McCarthy calls Fayed and is given an address to bring Morris to. He pulls over, taps it into his GPS and is read to roll when Rita shoots, kills him, and leaves him on the side of the road. Morris is super psyched by this, until he realizes that Rita is still going to bring him to Fayed and keep the $7 million that was promised McCarthy for herself. Meanwhile, Jack does something I've never seen him do before while trying to figure out what car Morris was switched into: he uses speed dial to call CTU. NO ONE on 24 ever uses speed dial. It makes no sense to me, I haven't dialed a number since I was like 6, and I always have enough time. Now Jack usually goes through about 20 phones a season, so maybe he doesn't get the chance to program numbers into each new phone. But the rest of the staff has no excuse. Shame on them.

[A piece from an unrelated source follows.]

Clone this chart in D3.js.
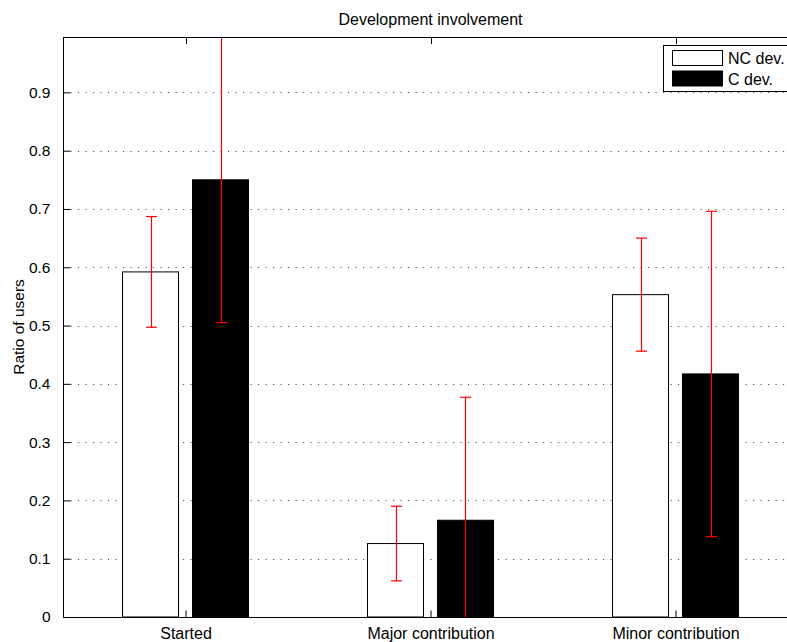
<!DOCTYPE html>
<html>
<head>
<meta charset="utf-8">
<script src="https://cdn.jsdelivr.net/npm/d3@7"></script>
<style>
  html, body { margin: 0; padding: 0; background: #fff; }
  svg { display: block; font-family: "Liberation Sans", Arial, Helvetica, sans-serif; }
</style>
</head>
<body>
<svg id="chart" width="787" height="642"></svg>
<script>
// Categories and grouped series
const categories = ["Started", "Major contribution", "Minor contribution"];
const seriesNames = ["NC dev.", "C dev."];
const ncValues = [0.592, 0.126, 0.553];
const cValues = [0.750, 0.166, 0.417];
const ncErrors = [0.095, 0.064, 0.097];
const cErrors = [0.245, 0.211, 0.279];
const yTickValues = [0, 0.1, 0.2, 0.3, 0.4, 0.5, 0.6, 0.7, 0.8, 0.9];
const yTickLabels = ["0", "0.1", "0.2", "0.3", "0.4", "0.5", "0.6", "0.7", "0.8", "0.9"];
const titleText = "Development involvement";
const yLabelText = "Ratio of users";

const svg = d3.select("#chart");
const plot = { left: 63, right: 798, top: 37, bottom: 617 };

// Category positions 1..3, axis spanning 0.5..3.5
const x = d3.scaleLinear().domain([0.5, 3.5]).range([plot.left, plot.right]);
const y = d3.scaleLinear().domain([0, 0.995]).range([plot.bottom, plot.top]);

// Grouped bar geometry: two bars per group
const groupWidth = Math.min(0.8, 2 / (2 + 1.5));
const barWidth = groupWidth / 2 * 0.8;
const offsets = [-groupWidth / 4, groupWidth / 4];

const series = [
  { name: seriesNames[0], values: ncValues, errors: ncErrors, fill: "#ffffff" },
  { name: seriesNames[1], values: cValues, errors: cErrors, fill: "#000000" }
];

svg.append("defs").append("clipPath").attr("id", "plotClip")
  .append("rect")
  .attr("x", plot.left).attr("y", plot.top)
  .attr("width", plot.right - plot.left).attr("height", plot.bottom - plot.top);

// Dotted horizontal grid
svg.append("g")
  .selectAll("line")
  .data(yTickValues.filter(v => v > 0))
  .join("line")
  .attr("x1", plot.left).attr("x2", plot.right)
  .attr("y1", d => Math.round(y(d)) + 0.5).attr("y2", d => Math.round(y(d)) + 0.5)
  .attr("stroke", "#555")
  .attr("stroke-width", 1)
  .attr("stroke-dasharray", "1.2 6.3");

const content = svg.append("g").attr("clip-path", "url(#plotClip)");

// Bars
series.forEach((s, si) => {
  content.append("g")
    .selectAll("rect")
    .data(s.values)
    .join("rect")
    .attr("x", (d, i) => x(i + 1 + offsets[si] - barWidth / 2))
    .attr("width", x(barWidth) - x(0))
    .attr("y", d => y(d))
    .attr("height", d => y(0) - y(d))
    .attr("fill", s.fill)
    .attr("stroke", "#000")
    .attr("stroke-width", 1);
});

// Error bars
const capHalf = 5.5;
series.forEach((s, si) => {
  const g = content.append("g").attr("stroke", "#ff0000").attr("stroke-width", 1.2);
  s.values.forEach((v, i) => {
    const cx = Math.round(x(i + 1 + offsets[si])) + 0.5;
    const hi = y(v + s.errors[i]);
    const lo = y(v - s.errors[i]);
    g.append("line").attr("x1", cx).attr("x2", cx).attr("y1", hi).attr("y2", lo);
    g.append("line").attr("x1", cx - capHalf).attr("x2", cx + capHalf).attr("y1", hi).attr("y2", hi);
    g.append("line").attr("x1", cx - capHalf).attr("x2", cx + capHalf).attr("y1", lo).attr("y2", lo);
  });
});

// Axes box
svg.append("rect")
  .attr("x", plot.left + 0.5).attr("y", plot.top + 0.5)
  .attr("width", plot.right - plot.left).attr("height", plot.bottom - plot.top)
  .attr("fill", "none").attr("stroke", "#000").attr("stroke-width", 1);

// Left axis with inward ticks
const yAxis = d3.axisLeft(y)
  .tickValues(yTickValues)
  .tickFormat((d, i) => yTickLabels[i])
  .tickSizeInner(-7).tickSizeOuter(0).tickPadding(13);
const gy = svg.append("g").attr("transform", `translate(${plot.left + 0.5},0)`).call(yAxis);
gy.select(".domain").remove();
gy.selectAll("text").attr("font-size", 15.5).attr("fill", "#000").attr("font-family", null);
gy.selectAll("line").attr("stroke", "#000");

// Bottom axis with inward ticks
const xAxis = d3.axisBottom(x)
  .tickValues([1, 2, 3])
  .tickFormat((d, i) => categories[i])
  .tickSizeInner(-7).tickSizeOuter(0).tickPadding(10);
const gx = svg.append("g").attr("transform", `translate(0,${plot.bottom + 0.5})`).call(xAxis);
gx.select(".domain").remove();
gx.selectAll("text").attr("font-size", 16).attr("fill", "#000").attr("font-family", null);
gx.selectAll("line").attr("stroke", "#000");

// Top ticks pointing down
svg.append("g")
  .selectAll("line")
  .data([1, 2, 3])
  .join("line")
  .attr("x1", d => Math.round(x(d)) + 0.5).attr("x2", d => Math.round(x(d)) + 0.5)
  .attr("y1", plot.top).attr("y2", plot.top + 7)
  .attr("stroke", "#000");

// Title
svg.append("text")
  .attr("x", (plot.left + plot.right) / 2).attr("y", 25)
  .attr("text-anchor", "middle")
  .attr("font-size", 16)
  .text(titleText);

// Y label
svg.append("text")
  .attr("transform", `translate(24,${(plot.top + plot.bottom) / 2}) rotate(-90)`)
  .attr("text-anchor", "middle")
  .attr("font-size", 15.5)
  .text(yLabelText);

// Legend
const legend = svg.append("g");
legend.append("rect")
  .attr("x", 663.5).attr("y", 45.5).attr("width", 160).attr("height", 46)
  .attr("fill", "#fff").attr("stroke", "#000").attr("stroke-width", 1);
series.forEach((s, si) => {
  const top = 50.5 + si * 20.5;
  legend.append("rect")
    .attr("x", 672.5).attr("y", top).attr("width", 50).attr("height", 15)
    .attr("fill", s.fill).attr("stroke", "#000").attr("stroke-width", 1);
  legend.append("text")
    .attr("x", 728).attr("y", top + 13.5)
    .attr("font-size", 16)
    .text(s.name);
});
</script>
</body>
</html>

Anyway. Morris is delivered to Fayed and they begin torturing him to get him to fix the device to activate the nukes. This scene may best be summed up with a comment my mom made to me via e-mail this morning: "I'm not a fan of the torture. That's for sure. Too much torture. I'll say no more." That's how Morris felt too, and he agrees to activate the device after Fayed pulls a running drill out of his shoulder.

Meanwhile, Jack stumbles across McCarthy's body, and they use a cell phone found on him to trace Fayed's call back to an apartment building. They can't figure out which room he's in though so they set up a perimeter around the building and set off the fire alarm. Chloe's back in control of herself at this point, and uses infrared to see who's left in the building after the evacuation. They figure it out and storm in. Jack takes out pretty much everyone with this gigantic shotgun and they save Morris.

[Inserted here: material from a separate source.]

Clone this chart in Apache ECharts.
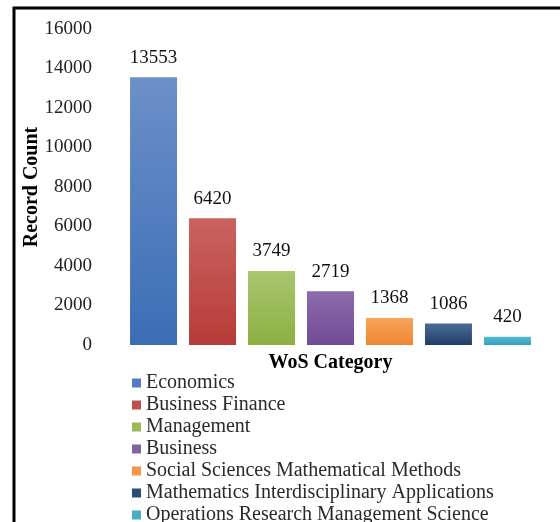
<!DOCTYPE html>
<html>
<head>
<meta charset="utf-8">
<script src="https://cdn.jsdelivr.net/npm/echarts@6/dist/echarts.min.js"></script>
<style>
  html, body { margin: 0; padding: 0; background: #fff; }
  #chart { width: 560px; height: 522px; }
</style>
</head>
<body>
<div id="chart"></div>
<script>
// WoS categories and their record counts
const categories = [
  'Economics',
  'Business Finance',
  'Management',
  'Business',
  'Social Sciences Mathematical Methods',
  'Mathematics Interdisciplinary Applications',
  'Operations Research Management Science'
];
const recordCounts = [13553, 6420, 3749, 2719, 1368, 1086, 420];

// Gradient stops per category: lighter at top, darker at bottom
const topColors = ['#6c90c9', '#ca6360', '#aac66f', '#8d6bab', '#f9a35b', '#4b6b94', '#5ab9d3'];
const bottomColors = ['#3b6db5', '#b73b38', '#8caf42', '#704b97', '#ee8631', '#203e69', '#33a0bf'];
const legendColors = ['#4f7fc0', '#c0504d', '#9bbb59', '#8064a2', '#f79646', '#2c4d75', '#4bacc6'];

const yTicks = { min: 0, max: 16000, interval: 2000 };

const serif = '"Liberation Serif", "Times New Roman", serif';

const series = categories.map((name, i) => ({
  name: name,
  type: 'bar',
  data: [recordCounts[i]],
  barWidth: 47,
  barGap: '25.5%',
  itemStyle: {
    color: {
      type: 'linear', x: 0, y: 0, x2: 0, y2: 1,
      colorStops: [
        { offset: 0, color: topColors[i] },
        { offset: 1, color: bottomColors[i] }
      ]
    }
  },
  label: {
    show: true,
    position: 'top',
    distance: 10,
    fontFamily: serif,
    fontSize: 19,
    color: '#111'
  }
}));

const chart = echarts.init(document.getElementById('chart'), null, { renderer: 'canvas' });
chart.setOption({
  animation: false,
  backgroundColor: '#fff',
  color: legendColors,
  grid: { left: 120, right: 19, top: 29, bottom: 177, containLabel: false },
  xAxis: {
    type: 'category',
    data: [''],
    axisLine: { show: false },
    axisTick: { show: false },
    axisLabel: { show: false },
    name: 'WoS Category',
    nameLocation: 'middle',
    nameGap: 8,
    nameMoveOverlap: false,
    nameTextStyle: { fontFamily: serif, fontSize: 20, fontWeight: 'bold', color: '#000' }
  },
  yAxis: {
    type: 'value',
    min: yTicks.min,
    max: yTicks.max,
    interval: yTicks.interval,
    axisLine: { show: false },
    axisTick: { show: false },
    splitLine: { show: false },
    axisLabel: {
      fontFamily: serif, fontSize: 19, color: '#222', margin: 28,
      formatter: (v) => String(v)
    },
    name: 'Record Count',
    nameLocation: 'middle',
    nameRotate: 90,
    nameGap: 78,
    nameMoveOverlap: false,
    nameTextStyle: { fontFamily: serif, fontSize: 20, fontWeight: 'bold', color: '#000' }
  },
  legend: {
    orient: 'vertical',
    left: 132,
    top: 373,
    height: 160,
    padding: [0, 0, 0, 0],
    itemWidth: 9,
    itemHeight: 9,
    itemGap: 2,
    icon: 'rect',
    textStyle: { fontFamily: serif, fontSize: 20, color: '#2a2a2a', lineHeight: 20 },
    data: categories.map((name, i) => ({ name: name, itemStyle: { color: legendColors[i] } }))
  },
  graphic: [
    {
      type: 'polyline',
      shape: { points: [[14, 522], [14, 8], [560, 8]] },
      style: { stroke: '#000', lineWidth: 3, fill: null }
    }
  ],
  series: series
});
</script>
</body>
</html>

Jack finds the activated suitcase nuke and calls Chloe to have him walk through disarming it. This is how awesome Jack Bauer is, while he is disarming a NUCLEAR BOMB, he is telling another field agent to keep looking for Fayed, who got away in the raid. Now that is multitasking. This was a nail-biting scene if you ask me. The audience is sure that Jack's not going to die this early in the season, but his hands are shaking and Chloe makes mistakes telling him how to disarm it. He does though and sits down with a sigh of relief, thinking it's all over. Morris shoots down that thought pretty quickly though, when he tells Jack that Fayed can now activate the other three nuclear bombs with the device he gave him.

While all this is happening, back in Washington, President Palmer the sequel is meeting with Lennox about the fact that he shot down his proposal for a second time. Lennox throws a huge hissy fit to his lapdog Reed and asks him to draft a letter of resignation. Reed calls a shady business-type man and they discuss plans that they have made. Reed goes back to talk to Lennox and not-so-subtly hints that maybe plans have been made to assassinate a second Palmer. Lennox is appalled at this, and at this point Lennox isn't all that bad. He firmly believes that his actions are in the best interest of the country, but he won't do anything that would hurt the country or the president to implement his policies. But that lasts for like a second, because once he hears Fayed has the ability to arm the nukes whenever he wants, he's on board with Reed's plan.

Lennox is also not happy about the fact that Palmer is meeting with Assad in the batcave to try and discuss peace talks. He wants Assad to address the world, and get radical extremists to see his new way of thinking. They start drafting the speech, and I'm beginning to like Wayne more and more. Especially because now, he is all alone in his administration on what he stands for. Even when David Palmer was keeping to his unpopular convictions, he would have one person on his side. Now that Karen's gone, all that Wayne has is Assad, but they're not exactly BFF's.

The episodes are kind of blending together a little bit since I watched them back to back, but I'm pretty sure that that's where it cut off before episode number 2.

Such a delayed entry. The Beanpot went into OT, and I'm proud to report that at least NU didn't come in dead last by beating Harvard 3-1.